▶ What is required
Go through the listing below and gather every line with the word "produces".

[Extracted records]
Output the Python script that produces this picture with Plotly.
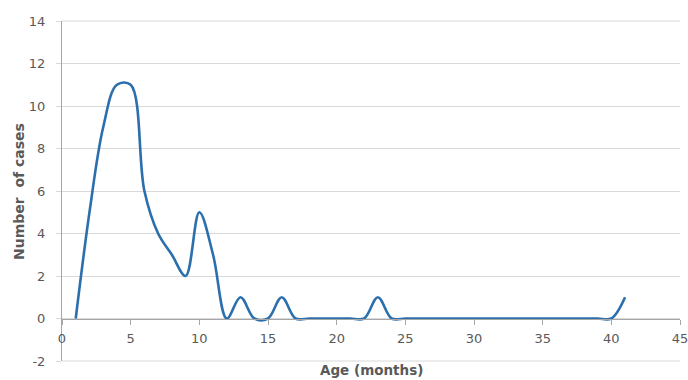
import plotly.graph_objects as go

age_months = list(range(1, 42))
cases = [0, 5, 9, 11, 11, 6, 4, 3, 2, 5,
         3, 0, 1, 0, 0, 1, 0, 0, 0, 0,
         0, 0, 1, 0, 0, 0, 0, 0, 0, 0,
         0, 0, 0, 0, 0, 0, 0, 0, 0, 0,
         1]
x_ticks = [0, 5, 10, 15, 20, 25, 30, 35, 40, 45]
y_ticks = [-2, 0, 2, 4, 6, 8, 10, 12, 14]

W, H = 688, 380
L, R, T, B = 62, 8, 21, 19
plot_h = H - T - B
plot_w = W - L - R

tick_font = dict(family="DejaVu Sans", size=13, color="#595959")

fig = go.Figure()
fig.add_trace(go.Scatter(
    x=age_months, y=cases, mode="lines",
    line=dict(color="#2b6fad", width=2.6, shape="spline", smoothing=1.0),
    showlegend=False, hoverinfo="skip",
))

# edge gridlines (plotly hides the ones lying on the plot border)
for yp in (0, 1):
    fig.add_shape(type="line", xref="paper", yref="paper", x0=0, x1=1, y0=yp, y1=yp,
                  line=dict(color="#d9d9d9", width=1), layer="below")

fig.update_layout(
    width=W, height=H,
    margin=dict(l=L, r=R, t=T, b=B, autoexpand=False),
    paper_bgcolor="white", plot_bgcolor="white",
    xaxis=dict(
        range=[0, 45], tickvals=x_ticks, ticktext=[str(v) for v in x_ticks],
        showgrid=False, zeroline=False, automargin=False,
        showline=True, linecolor="#a6a6a6", linewidth=1,
        ticks="outside", ticklen=5, tickcolor="#a6a6a6",
        tickfont=tick_font, ticklabelstandoff=3, ticklabeloverflow="allow",
        anchor="free", position=2 / 16,
    ),
    yaxis=dict(
        range=[-2, 14], tickvals=y_ticks, ticktext=[str(v) for v in y_ticks],
        showgrid=True, gridcolor="#d9d9d9", gridwidth=1,
        zeroline=False, automargin=False,
        showline=True, linecolor="#a6a6a6", linewidth=1,
        ticks="outside", ticklen=5, tickcolor="#d9d9d9",
        tickfont=tick_font, ticklabelstandoff=8, domain=[0, 1],
    ),
    annotations=[
        dict(text="<b>Age (months)</b>", xref="paper", yref="paper",
             x=0.5, y=-9 / plot_h, xanchor="center", yanchor="middle",
             showarrow=False, font=dict(family="DejaVu Sans", size=13.5, color="#595959")),
        dict(text="<b>Number  of cases</b>", xref="paper", yref="paper",
             x=(19 - L) / plot_w, y=0.5, xanchor="center", yanchor="middle",
             textangle=-90, showarrow=False,
             font=dict(family="DejaVu Sans", size=14, color="#595959")),
    ],
)

fig.write_html("out.html", config={"displayModeBar": False},
               post_script="document.body.style.margin='0';")
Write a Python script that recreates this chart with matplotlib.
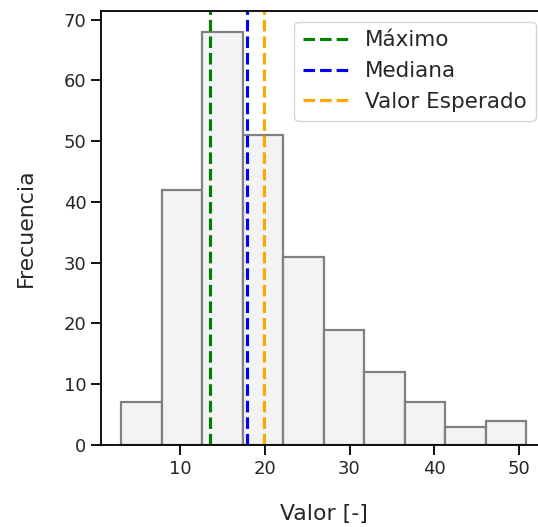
import numpy as np
import matplotlib
matplotlib.use("Agg")
import matplotlib.pyplot as plt

# histogram counts and bin range
counts = [7, 42, 68, 51, 31, 19, 12, 7, 3, 4]
bin_lo = 3.0
bin_hi = 50.9

# summary statistics
maximo = 13.47
mediana = 17.9
esperado = 19.94

edges = np.linspace(bin_lo, bin_hi, len(counts) + 1)

plt.rcParams["font.family"] = "DejaVu Sans"
plt.rcParams["text.color"] = "#262626"
plt.rcParams["axes.labelcolor"] = "#262626"

fig = plt.figure(figsize=(5.38, 5.27), dpi=100)
ax = fig.add_axes([0.1877, 0.1556, 0.828, 0.8235])

ax.bar(edges[:-1], counts, width=np.diff(edges), align="edge",
       facecolor="#f3f3f3", edgecolor="#808080", linewidth=1.6)

ax.axvline(maximo, color="green", ls="--", lw=2.25, label="Máximo")
ax.axvline(mediana, color="blue", ls="--", lw=2.25, label="Mediana")
ax.axvline(esperado, color="orange", ls="--", lw=2.25, label="Valor Esperado")

ax.set_xlabel("Valor [-]", fontsize=15.8, labelpad=19)
ax.set_ylabel("Frecuencia", fontsize=15.8, labelpad=20)
ax.set_yticks([0, 10, 20, 30, 40, 50, 60, 70])
ax.set_xticks([10, 20, 30, 40, 50])
ax.tick_params(labelsize=13, length=7, width=1.3, colors="#262626")
ax.tick_params(color="black")
ax.spines["right"].set_visible(False)
for s in ax.spines.values():
    s.set_linewidth(1.3)
    s.set_color("black")

ax.legend(loc="upper right", fontsize=15.5, handlelength=2.1)

fig.savefig("out.png", dpi=100)
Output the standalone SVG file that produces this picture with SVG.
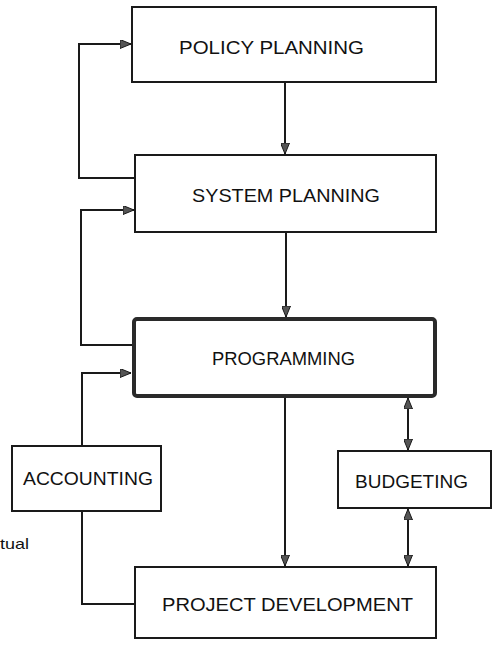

▶ Output of the task
Output the Python script that produces this picture with Plotly.
Output the standalone SVG file that produces this picture with SVG.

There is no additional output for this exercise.